▸ **What you need to do**
Reproduce the material below line by line, beginning with its first line and ending with the line that contains "txt=L2 cache] (aL2)"; leave out pictures.

───── Supplied data

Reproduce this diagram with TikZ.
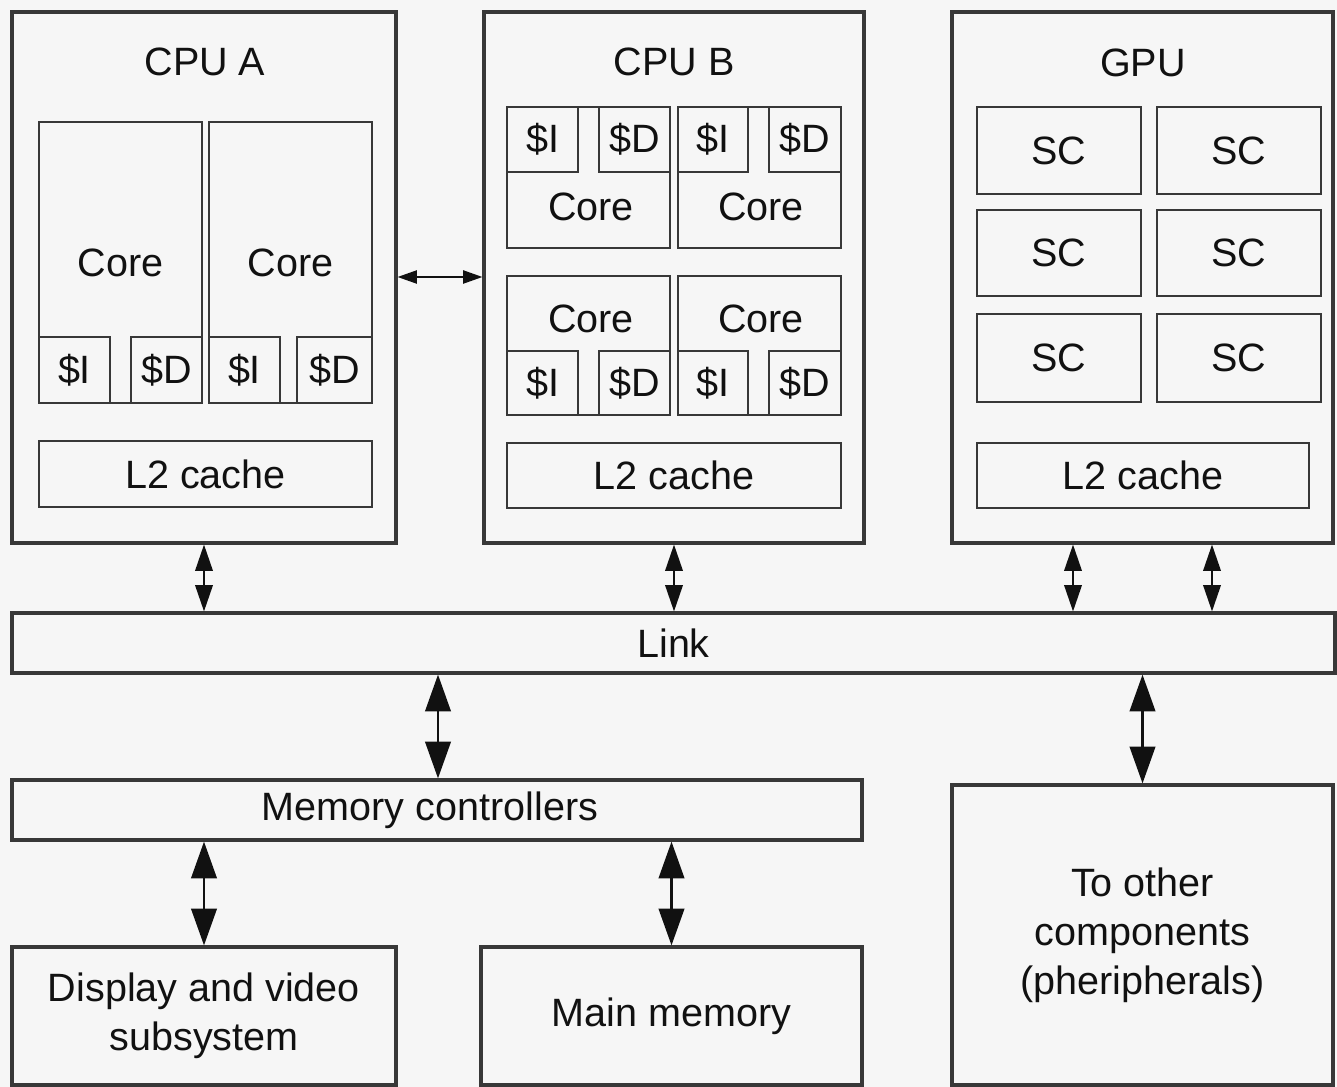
\documentclass[tikz,border=0pt]{standalone}
\usepackage{fontspec}
\setmainfont{Liberation Sans}
\usetikzlibrary{arrows.meta,fit}
\definecolor{bgc}{HTML}{F6F6F6}
\definecolor{linec}{HTML}{383838}
\definecolor{txtc}{HTML}{111111}
\tikzset{
  lbl/.style={font=\fontsize{22.5}{28}\selectfont, text=txtc, align=center},
  outerbox/.style={draw=linec, line width=1.8pt, inner sep=0pt, fill=bgc},
  innerbox/.style={draw=linec, line width=1.4pt, inner sep=0pt, fill=bgc},
  txt/.style={label={[lbl]center:{#1}}},
  sarr/.style={draw=txtc, line width=1pt, <->, >={Triangle[length=15pt,width=10pt]}},
  marr/.style={draw=txtc, line width=1pt, <->, >={Triangle[length=11pt,width=7.5pt]}},
  barr/.style={draw=txtc, line width=1.6pt, <->, >={Triangle[length=21pt,width=14.5pt]}}
}
\begin{document}
\begin{tikzpicture}[x=0.02cm, y=-0.02cm]
\fill[bgc] (0,0) rectangle (1337,1087);
\useasboundingbox (0,0) rectangle (1337,1087);

% ---------- CPU A ----------
\node[outerbox, fit={(12,12) (396,543)}] (cpuA) {};
\node[lbl] (cpuAt) at (205,62) {CPU A};
\node[innerbox, fit={(39,122) (202,403)}, txt=Core] (a1core) {};
\node[innerbox, fit={(209,122) (372,403)}, txt=Core] (a2core) {};
\node[innerbox, fit={(39,337) (110,403)}, txt=\$I] (a1i) {};
\node[innerbox, fit={(131,337) (202,403)}, txt=\$D] (a1d) {};
\node[innerbox, fit={(209,337) (280,403)}, txt=\$I] (a2i) {};
\node[innerbox, fit={(297,337) (372,403)}, txt=\$D] (a2d) {};
\node[innerbox, fit={(39,441) (372,507)}, txt=L2 cache] (aL2) {};

% ---------- CPU B ----------
\node[outerbox, fit={(484,12) (864,543)}] (cpuB) {};
\node[lbl] (cpuBt) at (674,62) {CPU B};
\node[innerbox, fit={(507,107) (670,248)}] (b1core) {};
\node[innerbox, fit={(678,107) (841,248)}] (b2core) {};
\node[innerbox, fit={(507,107) (578,172)}, txt=\$I] (b1i) {};
\node[innerbox, fit={(599,107) (670,172)}, txt=\$D] (b1d) {};
\node[innerbox, fit={(678,107) (748,172)}, txt=\$I] (b2i) {};
\node[innerbox, fit={(769,107) (841,172)}, txt=\$D] (b2d) {};
\node[lbl] (b1t) at (591,207) {Core};
\node[lbl] (b2t) at (761,207) {Core};
\node[innerbox, fit={(507,276) (670,415)}] (b3core) {};
\node[innerbox, fit={(678,276) (841,415)}] (b4core) {};
\node[innerbox, fit={(507,351) (578,415)}, txt=\$I] (b3i) {};
\node[innerbox, fit={(599,351) (670,415)}, txt=\$D] (b3d) {};
\node[innerbox, fit={(678,351) (748,415)}, txt=\$I] (b4i) {};
\node[innerbox, fit={(769,351) (841,415)}, txt=\$D] (b4d) {};
\node[lbl] (b3t) at (591,319) {Core};
\node[lbl] (b4t) at (761,319) {Core};
\node[innerbox, fit={(507,443) (841,508)}, txt=L2 cache] (bL2) {};

% ---------- GPU ----------
\node[outerbox, fit={(952,12) (1333,543)}] (gpu) {};
\node[lbl] (gput) at (1143,63) {GPU};
\node[innerbox, fit={(977,107) (1141,194)}, txt=SC] (sc1) {};
\node[innerbox, fit={(1157,107) (1321,194)}, txt=SC] (sc2) {};
\node[innerbox, fit={(977,210) (1141,296)}, txt=SC] (sc3) {};
\node[innerbox, fit={(1157,210) (1321,296)}, txt=SC] (sc4) {};
\node[innerbox, fit={(977,314) (1141,402)}, txt=SC] (sc5) {};
\node[innerbox, fit={(1157,314) (1321,402)}, txt=SC] (sc6) {};
\node[innerbox, fit={(977,443) (1309,508)}, txt=L2 cache] (gL2) {};

% ---------- Link and lower part ----------
\node[outerbox, fit={(12,613) (1335,673)}, txt=Link] (link) {};
\node[outerbox, fit={(12,780) (862,840)}, label={[lbl, xshift=-0.14cm]center:Memory controllers}] (memc) {};
\node[outerbox, fit={(12,947) (396,1085)}, txt={Display and video\\subsystem}] (disp) {};
\node[outerbox, fit={(481,947) (862,1085)}, txt=Main memory] (mainm) {};
\node[outerbox, fit={(952,785) (1333,1085)}, txt={To other\\components\\(pheripherals)}] (other) {};

% ---------- connectors ----------
\coordinate (hA) at (0,277);
\coordinate (g1) at (1073,0);
\coordinate (g2) at (1212,0);
\coordinate (m1) at (438,0);
\draw[marr] (cpuA.east |- hA) -- (cpuB.west |- hA);
\draw[sarr] (cpuA.south) -- (link.north -| cpuA.south);
\draw[sarr] (cpuB.south) -- (link.north -| cpuB.south);
\draw[sarr] (g1 |- gpu.south) -- (g1 |- link.north);
\draw[sarr] (g2 |- gpu.south) -- (g2 |- link.north);
\draw[barr] (m1 |- link.south) -- (m1 |- memc.north);
\draw[barr] (link.south -| other.north) -- (other.north);
\draw[barr] (memc.south -| disp.north) -- (disp.north);
\draw[barr] (memc.south -| mainm.north) -- (mainm.north);
\end{tikzpicture}
\end{document}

──────────

▸ **Solution for this task**
Reproduce this diagram with TikZ.
\documentclass[tikz,border=0pt]{standalone}
\usepackage{fontspec}
\setmainfont{Liberation Sans}
\usetikzlibrary{arrows.meta,fit}
\definecolor{bgc}{HTML}{F6F6F6}
\definecolor{linec}{HTML}{383838}
\definecolor{txtc}{HTML}{111111}
\tikzset{
  lbl/.style={font=\fontsize{22.5}{28}\selectfont, text=txtc, align=center},
  outerbox/.style={draw=linec, line width=1.8pt, inner sep=0pt, fill=bgc},
  innerbox/.style={draw=linec, line width=1.4pt, inner sep=0pt, fill=bgc},
  txt/.style={label={[lbl]center:{#1}}},
  sarr/.style={draw=txtc, line width=1pt, <->, >={Triangle[length=15pt,width=10pt]}},
  marr/.style={draw=txtc, line width=1pt, <->, >={Triangle[length=11pt,width=7.5pt]}},
  barr/.style={draw=txtc, line width=1.6pt, <->, >={Triangle[length=21pt,width=14.5pt]}}
}
\begin{document}
\begin{tikzpicture}[x=0.02cm, y=-0.02cm]
\fill[bgc] (0,0) rectangle (1337,1087);
\useasboundingbox (0,0) rectangle (1337,1087);

% ---------- CPU A ----------
\node[outerbox, fit={(12,12) (396,543)}] (cpuA) {};
\node[lbl] (cpuAt) at (205,62) {CPU A};
\node[innerbox, fit={(39,122) (202,403)}, txt=Core] (a1core) {};
\node[innerbox, fit={(209,122) (372,403)}, txt=Core] (a2core) {};
\node[innerbox, fit={(39,337) (110,403)}, txt=\$I] (a1i) {};
\node[innerbox, fit={(131,337) (202,403)}, txt=\$D] (a1d) {};
\node[innerbox, fit={(209,337) (280,403)}, txt=\$I] (a2i) {};
\node[innerbox, fit={(297,337) (372,403)}, txt=\$D] (a2d) {};
\node[innerbox, fit={(39,441) (372,507)}, txt=L2 cache] (aL2) {};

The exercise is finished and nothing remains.